Worship and the Theology of the Cross In One Sentence

I just want to share some thoughts as we prepare for the Lord’s Day. Why are we going to worship the Lord tomorrow or any other day? Are we going to get an experience out of it like a trip to the zoo? Are we to seek an emotional experience like you get at the end of watching Old Yeller? Sinners that we are I believe these attitudes can creep in and we can think like that which is a reason that our journey doesn’t end when by God’s grace we come to faith in Jesus Christ. It begins.

At the same time, for example, when a very popular and influential pastor writes the following words that I stumbled upon we can begin to think too highly of ourselves.

Worship is not for your benefit. As a pastor, I receive notes that say, “I loved the worship today. I got a lot out of it.” This is another misconception about worship. It isn’t for our benefit! We worship for God’s benefit. When we worship, our goal is to bring pleasure to God, not ourselves.

If you have ever said, “I didn’t get anything out of worship today,” you worshiped for the wrong reason. Worship isn’t for you. It’s for God. Of course, most “worship” services also include elements of fellowship, edification, and evangelism, and there are benefits to worship, but we don’t worship to please ourselves. Our motive is to bring glory and pleasure to our Creator.

There is a larger context to this quote and, of course, I agree that the purpose is to bring glory to God and I even agree with much of this article. However, the implication is almost that God needs our worship. I’m not saying that our worship doesn’t please God, but I will say individually that I know mine doesn’t always! I’m there because I need Him not because I have something that He benefits from. I can’t imagine getting up Sunday morning thinking that I’m getting ready to go benefit God because of my worship. Bringing glory to God through worship is coming to Him in a joyful sorrow with a repentant heart. I’m not trying to fully unpack the differences between the two positions, rather I am trying to challenge the attitude of how we approach God. How many times to we weep like Peter after he denied Christ when we deny Him? How often would we weep?

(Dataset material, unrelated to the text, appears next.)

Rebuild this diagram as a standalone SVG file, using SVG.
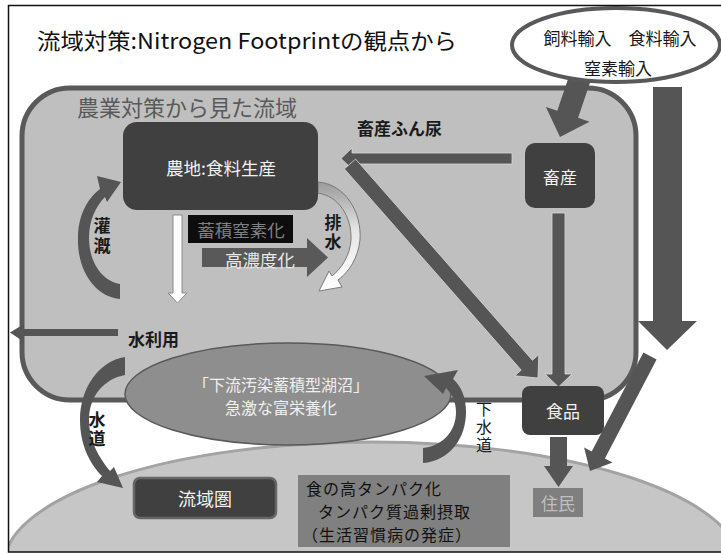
<svg xmlns="http://www.w3.org/2000/svg" width="721" height="554" viewBox="0 0 721 554">
<style>
text{font-family:"Noto Sans CJK JP","Noto Sans",sans-serif;dominant-baseline:central}
.c{text-anchor:middle}
.w{fill:#f2f2f2}
.k{fill:#1a1a1a}
.b{font-weight:bold}
.v{writing-mode:vertical-rl;text-anchor:middle}
.box{fill:#404040}
.arr{fill:#555555;stroke:#d9d9d9;stroke-width:0.8}
.arrn{fill:#555555}
</style>
<defs>
<clipPath id="frameClip"><rect x="8" y="5" width="713" height="547"/></clipPath>
<linearGradient id="drainGrad" x1="0" y1="0" x2="0" y2="1">
<stop offset="0" stop-color="#9a9a9a"/>
<stop offset="0.45" stop-color="#e6e6e6"/>
<stop offset="1" stop-color="#ffffff"/>
</linearGradient>
</defs>
<rect x="0" y="0" width="721" height="554" fill="#ffffff"/>

<g id="residential-area" clip-path="url(#frameClip)">
<ellipse cx="372" cy="565" rx="368" ry="123" fill="#c6c6c6" stroke="#a3a3a3" stroke-width="3"/>
</g>

<g id="title">
<text x="37" y="39" font-size="22" fill="#111" textLength="420" lengthAdjust="spacingAndGlyphs">流域対策:Nitrogen Footprintの観点から</text>
</g>

<g id="basin">
<rect x="22" y="88" width="614" height="312" rx="48" ry="48" fill="#bfbfbf" stroke="#595959" stroke-width="5"/>
<text x="77" y="106" font-size="22" fill="#5a5a5a">農業対策から見た流域</text>
</g>

<g id="lake">
<ellipse cx="288" cy="394" rx="163" ry="51" fill="#8e8e8e" stroke="#595959" stroke-width="1.5"/>
<text font-size="16" fill="#f0f0f0" class="c"><tspan x="281" y="383.5">「下流汚染蓄積型湖沼」</tspan><tspan x="281" y="406.5">急激な富栄養化</tspan></text>
</g>

<g id="connectors">
<polygon class="arrn" points="571.6,68.5 557.3,110.8 545.9,106.9 560,137 589.5,121.7 578.1,117.8 592.4,75.5"/>
<polygon class="arrn" points="653,87 682,87 682,321 697,321 667,350 638,321 653,321"/>
<polygon class="arrn" points="643.4,352.5 591.7,451.5 584.1,447.6 590,471 612.5,462.4 604.9,458.5 656.6,359.5"/>
<polygon class="arr" points="512,153 352,153 352,148 341,158.5 352,169 352,164 512,164"/>
<polygon class="arr" points="355.6,159.1 532.4,360.3 538.8,354.6 538,378 514.8,375.8 521.2,370.1 344.4,168.9"/>
<polygon class="arr" points="552,213 565,213 565,374 572,374 558.5,387 545,374 552,374"/>
<polygon class="arrn" points="550,437 567,437 567,466 573,466 558.5,487 544,466 550,466"/>
<polygon class="arrn" points="118,329 24,329 24,324 10,332.5 24,342 24,336 118,336"/>
<path class="arrn" d="M120,284 L120,299 C95,297 77,270 78,238 C78,216 87,199 100,189 L97,176 L121,182 L107,202 L105,197 C96,206 89,220 89,238 C89,262 102,281 120,284 Z"/>
<path d="M318,182 C345,184 362,212 360,240 C358,258 349,272 338,280 L342,287 L319,291 L329,271 L332,276 C342,268 350,255 351,240 C352,216 338,196 318,193 Z" fill="url(#drainGrad)" stroke="#7a7a7a" stroke-width="1"/>
<polygon points="173,215 182,215 182,293 187,293 177.5,303 168,293 173,293" fill="#ffffff" stroke="#8a8a8a" stroke-width="1"/>
<polygon points="202,248 307,248 307,238 328,257.5 307,277 307,267 202,267" fill="#595959"/>
<path class="arrn" d="M125,357 C99,361 80,388 80,420 C80,445 90,464 102,476 L97,482 L123,488 L114,467 L110,471 C99,458 89,440 89,420 C89,396 104,379 125,375 Z"/>
<path class="arrn" d="M423,448 L423,463 C450,461 466,438 466,412 C466,397 461,386 453,379 L458,370 L424,376 L443,394 L446,388 C452,394 456,402 456,412 C456,432 442,446 423,448 Z"/>
</g>

<g id="labels">
<text x="357" y="127" font-size="17" class="k b">畜産ふん尿</text>
<text x="102" y="237" font-size="17" class="v k b" letter-spacing="3">灌漑</text>
<text x="333" y="233" font-size="17" class="v k b" letter-spacing="2">排水</text>
<text x="128" y="338" font-size="17" class="k b">水利用</text>
<text x="97" y="430" font-size="17" class="v k b" letter-spacing="2">水道</text>
<text x="484" y="428" font-size="16" class="v k" letter-spacing="2">下水道</text>
<text x="260" y="259.5" font-size="17.5" class="c" fill="#e8e8e8">高濃度化</text>
</g>

<g id="accumulated-nitrogen">
<rect x="188" y="215" width="105" height="28" fill="#0d0d0d"/>
<text x="241" y="229.5" font-size="17.5" class="c" fill="#808080">蓄積窒素化</text>
</g>

<g id="imports">
<ellipse cx="616" cy="45" rx="104" ry="37" fill="#ffffff" stroke="#595959" stroke-width="4"/>
<text x="620" y="37" font-size="17" class="c k">飼料輸入　食料輸入</text>
<text x="618" y="67" font-size="17" class="c k">窒素輸入</text>
</g>

<g id="farmland">
<rect x="123" y="122" width="195" height="88" rx="14" ry="14" class="box"/>
<text x="221" y="167" font-size="17.5" class="c w">農地:食料生産</text>
</g>

<g id="livestock">
<rect x="525" y="143" width="70" height="65" rx="10" ry="10" class="box"/>
<text x="560" y="176" font-size="17" class="c w">畜産</text>
</g>

<g id="food">
<rect x="522" y="386" width="82" height="49" rx="8" ry="8" class="box"/>
<text x="563" y="410" font-size="17" class="c w">食品</text>
</g>

<g id="residents">
<rect x="533" y="488" width="50" height="29" fill="#7f7f7f"/>
<text x="558" y="502.5" font-size="17" class="c" fill="#bfbfbf">住民</text>
</g>

<g id="basin-zone">
<rect x="134" y="478" width="142" height="40" rx="6" ry="6" fill="#404040" stroke="#666666" stroke-width="2.5"/>
<text x="205" y="498" font-size="18" class="c w">流域圏</text>
</g>

<g id="protein">
<rect x="298" y="475" width="212" height="72" fill="#808080"/>
<text font-size="16" fill="#111" letter-spacing="1"><tspan x="306" y="488">食の高タンパク化</tspan><tspan x="318" y="511">タンパク質過剰摂取</tspan><tspan x="302" y="534">（生活習慣病の発症）</tspan></text>
</g>

<rect id="frame" x="8.5" y="5.5" width="720" height="546.5" fill="none" stroke="#111" stroke-width="1.5"/>
</svg>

Gene Edward Veith gives a short Theology of the Cross for Dummies post that gives a little something further to think about. And for a little more to think about there is a great chart at the Confessing Evangelical blog. In the comment thread of this post is the one sentence rhetorical question that sums up worship and the Theology of the Cross.


Who should be thankful at the end of a service: God, or us?


Just think about it…


in Church Issues,Culture,Evangelism,theology

{ 2 comments… read them below or add one }

1 John Jordan October 7, 2007 at 9:08 am

Mark…I think you’re on to something here. I think maybe out of an over-reaction to “me-centered” worship, we can believe that worship isn’t to our benefit. Worship is for our benefit because it true worship should bring us joy. However, that joy needs to be there because we are valuing He is most valuable.

2 John Jordan October 9, 2007 at 8:20 am

wow…i don’t even understand what I said there. I guess I should proof-read before posting. So…let me try to restate. I believe that worship is for our benefit. God cannot benefit from anything we offer him. However, we do not benefit when our worship is “me-centered”. Through worship, we benefit by being reminded of God’s holiness and our own sinfulness. So, in that sense, worship is for our benefit.